Given information —
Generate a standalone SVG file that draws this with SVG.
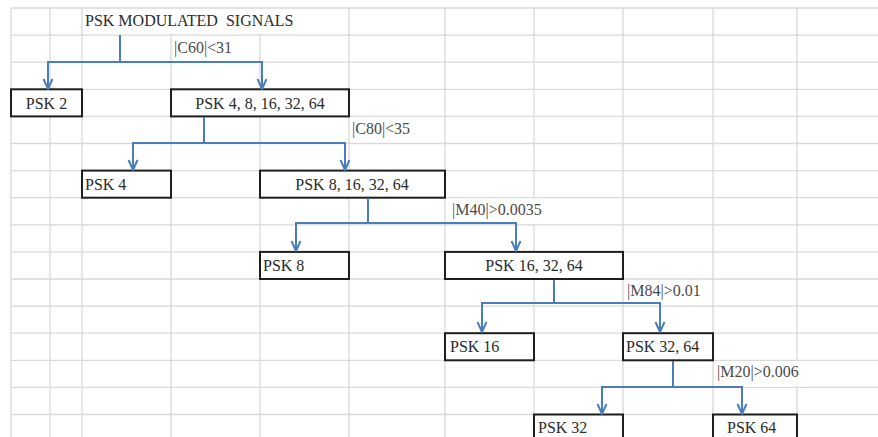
<svg xmlns="http://www.w3.org/2000/svg" width="878" height="437" viewBox="0 0 878 437">
<style>
.grid line{stroke:#d9d9d9;stroke-width:1.3}
.box rect{fill:#fff;stroke:#1e1e1e;stroke-width:2}
text{font-family:'Liberation Serif','Times New Roman','DejaVu Serif',serif;font-size:16px;fill:#2b2b2b}
.lbl{fill:#4a4a4a}
.c{text-anchor:middle}
.conn path{fill:none;stroke:#4a7ebb;stroke-width:2}
</style>
<defs>
<marker id="arr" markerUnits="userSpaceOnUse" markerWidth="12" markerHeight="12" viewBox="0 0 12 12" refX="11" refY="6" orient="auto">
<path d="M1,1.5 L11,6 L1,10.5" fill="none" stroke="#4a7ebb" stroke-width="2"/>
</marker>
</defs>
<rect width="878" height="437" fill="#fff"/>
<g class="grid">
<line x1="11" y1="8" x2="878" y2="8"/>
<line x1="11" y1="35.1" x2="878" y2="35.1"/>
<line x1="11" y1="62.2" x2="878" y2="62.2"/>
<line x1="11" y1="89.3" x2="878" y2="89.3"/>
<line x1="11" y1="116.4" x2="878" y2="116.4"/>
<line x1="11" y1="143.5" x2="878" y2="143.5"/>
<line x1="11" y1="170.6" x2="878" y2="170.6"/>
<line x1="11" y1="197.7" x2="878" y2="197.7"/>
<line x1="11" y1="224.8" x2="878" y2="224.8"/>
<line x1="11" y1="251.9" x2="878" y2="251.9"/>
<line x1="11" y1="279" x2="878" y2="279"/>
<line x1="11" y1="306.1" x2="878" y2="306.1"/>
<line x1="11" y1="333.2" x2="878" y2="333.2"/>
<line x1="11" y1="360.3" x2="878" y2="360.3"/>
<line x1="11" y1="387.4" x2="878" y2="387.4"/>
<line x1="11" y1="414.5" x2="878" y2="414.5"/>
<line x1="11" y1="8" x2="11" y2="437"/>
<line x1="50" y1="8" x2="50" y2="437"/>
<line x1="82" y1="8" x2="82" y2="437"/>
<line x1="171" y1="8" x2="171" y2="437"/>
<line x1="260" y1="8" x2="260" y2="437"/>
<line x1="349" y1="8" x2="349" y2="437"/>
<line x1="445" y1="8" x2="445" y2="437"/>
<line x1="534" y1="8" x2="534" y2="437"/>
<line x1="623" y1="8" x2="623" y2="437"/>
<line x1="713" y1="8" x2="713" y2="437"/>
<line x1="797" y1="8" x2="797" y2="437"/>
</g>
<g id="overflow" fill="#fff">
<rect x="83" y="9" width="215" height="25"/>
<rect x="446" y="198.7" width="100" height="25"/>
<rect x="714" y="361.3" width="90" height="25"/>
</g>
<g id="title"><text x="85" y="26" font-family="'Liberation Serif','DejaVu Serif',serif">PSK MODULATED&#160; SIGNALS</text></g>
<g id="labels">
<text class="lbl" x="174" y="53">|C60|&lt;31</text>
<text class="lbl" x="352" y="134">|C80|&lt;35</text>
<text class="lbl" x="452" y="215">|M40|&gt;0.0035</text>
<text class="lbl" x="627" y="296">|M84|&gt;0.01</text>
<text class="lbl" x="717" y="377">|M20|&gt;0.006</text>
</g>
<g id="n_psk2" class="box"><rect x="11" y="89.3" width="71" height="27.1"/><text class="c" x="46.5" y="109">PSK 2</text></g>
<g id="n_psk4_64" class="box"><rect x="171" y="89.3" width="178" height="27.1"/><text class="c" x="260" y="109">PSK 4, 8, 16, 32, 64</text></g>
<g id="n_psk4" class="box"><rect x="82" y="170.6" width="89" height="27.1"/><text x="85" y="190">PSK 4</text></g>
<g id="n_psk8_64" class="box"><rect x="260" y="170.6" width="185" height="27.1"/><text class="c" x="352" y="190">PSK 8, 16, 32, 64</text></g>
<g id="n_psk8" class="box"><rect x="260" y="251.9" width="89" height="27.1"/><text x="263" y="271">PSK 8</text></g>
<g id="n_psk16_64" class="box"><rect x="445" y="251.9" width="178" height="27.1"/><text class="c" x="534" y="271">PSK 16, 32, 64</text></g>
<g id="n_psk16" class="box"><rect x="445" y="333.2" width="89" height="27.1"/><text x="450" y="352">PSK 16</text></g>
<g id="n_psk32_64" class="box"><rect x="623" y="333.2" width="90" height="27.1"/><text x="626" y="352">PSK 32, 64</text></g>
<g id="n_psk32" class="box"><rect x="534" y="414.5" width="89" height="27.1"/><text x="538" y="433">PSK 32</text></g>
<g id="n_psk64" class="box"><rect x="713" y="414.5" width="84" height="27.1"/><text x="727" y="433">PSK 64</text></g>
<g id="connectors" class="conn">
<path d="M120,35 V62"/>
<path d="M120,62 H48 V89" marker-end="url(#arr)"/>
<path d="M120,62 H262 V89" marker-end="url(#arr)"/>
<path d="M204,117 V143"/>
<path d="M204,143 H133 V170" marker-end="url(#arr)"/>
<path d="M204,143 H345 V170" marker-end="url(#arr)"/>
<path d="M368,198 V223"/>
<path d="M368,223 H296 V251" marker-end="url(#arr)"/>
<path d="M368,223 H516 V251" marker-end="url(#arr)"/>
<path d="M554,280 V303"/>
<path d="M554,303 H482 V332" marker-end="url(#arr)"/>
<path d="M554,303 H660 V332" marker-end="url(#arr)"/>
<path d="M673,361 V387"/>
<path d="M673,387 H602 V414" marker-end="url(#arr)"/>
<path d="M673,387 H742 V414" marker-end="url(#arr)"/>
</g>
</svg>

What you should do — Copy each line above precisely, dropping the pictures.

Output below —
Generate a standalone SVG file that draws this with SVG.
<svg xmlns="http://www.w3.org/2000/svg" width="878" height="437" viewBox="0 0 878 437">
<style>
.grid line{stroke:#d9d9d9;stroke-width:1.3}
.box rect{fill:#fff;stroke:#1e1e1e;stroke-width:2}
text{font-family:'Liberation Serif','Times New Roman','DejaVu Serif',serif;font-size:16px;fill:#2b2b2b}
.lbl{fill:#4a4a4a}
.c{text-anchor:middle}
.conn path{fill:none;stroke:#4a7ebb;stroke-width:2}
</style>
<defs>
<marker id="arr" markerUnits="userSpaceOnUse" markerWidth="12" markerHeight="12" viewBox="0 0 12 12" refX="11" refY="6" orient="auto">
<path d="M1,1.5 L11,6 L1,10.5" fill="none" stroke="#4a7ebb" stroke-width="2"/>
</marker>
</defs>
<rect width="878" height="437" fill="#fff"/>
<g class="grid">
<line x1="11" y1="8" x2="878" y2="8"/>
<line x1="11" y1="35.1" x2="878" y2="35.1"/>
<line x1="11" y1="62.2" x2="878" y2="62.2"/>
<line x1="11" y1="89.3" x2="878" y2="89.3"/>
<line x1="11" y1="116.4" x2="878" y2="116.4"/>
<line x1="11" y1="143.5" x2="878" y2="143.5"/>
<line x1="11" y1="170.6" x2="878" y2="170.6"/>
<line x1="11" y1="197.7" x2="878" y2="197.7"/>
<line x1="11" y1="224.8" x2="878" y2="224.8"/>
<line x1="11" y1="251.9" x2="878" y2="251.9"/>
<line x1="11" y1="279" x2="878" y2="279"/>
<line x1="11" y1="306.1" x2="878" y2="306.1"/>
<line x1="11" y1="333.2" x2="878" y2="333.2"/>
<line x1="11" y1="360.3" x2="878" y2="360.3"/>
<line x1="11" y1="387.4" x2="878" y2="387.4"/>
<line x1="11" y1="414.5" x2="878" y2="414.5"/>
<line x1="11" y1="8" x2="11" y2="437"/>
<line x1="50" y1="8" x2="50" y2="437"/>
<line x1="82" y1="8" x2="82" y2="437"/>
<line x1="171" y1="8" x2="171" y2="437"/>
<line x1="260" y1="8" x2="260" y2="437"/>
<line x1="349" y1="8" x2="349" y2="437"/>
<line x1="445" y1="8" x2="445" y2="437"/>
<line x1="534" y1="8" x2="534" y2="437"/>
<line x1="623" y1="8" x2="623" y2="437"/>
<line x1="713" y1="8" x2="713" y2="437"/>
<line x1="797" y1="8" x2="797" y2="437"/>
</g>
<g id="overflow" fill="#fff">
<rect x="83" y="9" width="215" height="25"/>
<rect x="446" y="198.7" width="100" height="25"/>
<rect x="714" y="361.3" width="90" height="25"/>
</g>
<g id="title"><text x="85" y="26" font-family="'Liberation Serif','DejaVu Serif',serif">PSK MODULATED&#160; SIGNALS</text></g>
<g id="labels">
<text class="lbl" x="174" y="53">|C60|&lt;31</text>
<text class="lbl" x="352" y="134">|C80|&lt;35</text>
<text class="lbl" x="452" y="215">|M40|&gt;0.0035</text>
<text class="lbl" x="627" y="296">|M84|&gt;0.01</text>
<text class="lbl" x="717" y="377">|M20|&gt;0.006</text>
</g>
<g id="n_psk2" class="box"><rect x="11" y="89.3" width="71" height="27.1"/><text class="c" x="46.5" y="109">PSK 2</text></g>
<g id="n_psk4_64" class="box"><rect x="171" y="89.3" width="178" height="27.1"/><text class="c" x="260" y="109">PSK 4, 8, 16, 32, 64</text></g>
<g id="n_psk4" class="box"><rect x="82" y="170.6" width="89" height="27.1"/><text x="85" y="190">PSK 4</text></g>
<g id="n_psk8_64" class="box"><rect x="260" y="170.6" width="185" height="27.1"/><text class="c" x="352" y="190">PSK 8, 16, 32, 64</text></g>
<g id="n_psk8" class="box"><rect x="260" y="251.9" width="89" height="27.1"/><text x="263" y="271">PSK 8</text></g>
<g id="n_psk16_64" class="box"><rect x="445" y="251.9" width="178" height="27.1"/><text class="c" x="534" y="271">PSK 16, 32, 64</text></g>
<g id="n_psk16" class="box"><rect x="445" y="333.2" width="89" height="27.1"/><text x="450" y="352">PSK 16</text></g>
<g id="n_psk32_64" class="box"><rect x="623" y="333.2" width="90" height="27.1"/><text x="626" y="352">PSK 32, 64</text></g>
<g id="n_psk32" class="box"><rect x="534" y="414.5" width="89" height="27.1"/><text x="538" y="433">PSK 32</text></g>
<g id="n_psk64" class="box"><rect x="713" y="414.5" width="84" height="27.1"/><text x="727" y="433">PSK 64</text></g>
<g id="connectors" class="conn">
<path d="M120,35 V62"/>
<path d="M120,62 H48 V89" marker-end="url(#arr)"/>
<path d="M120,62 H262 V89" marker-end="url(#arr)"/>
<path d="M204,117 V143"/>
<path d="M204,143 H133 V170" marker-end="url(#arr)"/>
<path d="M204,143 H345 V170" marker-end="url(#arr)"/>
<path d="M368,198 V223"/>
<path d="M368,223 H296 V251" marker-end="url(#arr)"/>
<path d="M368,223 H516 V251" marker-end="url(#arr)"/>
<path d="M554,280 V303"/>
<path d="M554,303 H482 V332" marker-end="url(#arr)"/>
<path d="M554,303 H660 V332" marker-end="url(#arr)"/>
<path d="M673,361 V387"/>
<path d="M673,387 H602 V414" marker-end="url(#arr)"/>
<path d="M673,387 H742 V414" marker-end="url(#arr)"/>
</g>
</svg>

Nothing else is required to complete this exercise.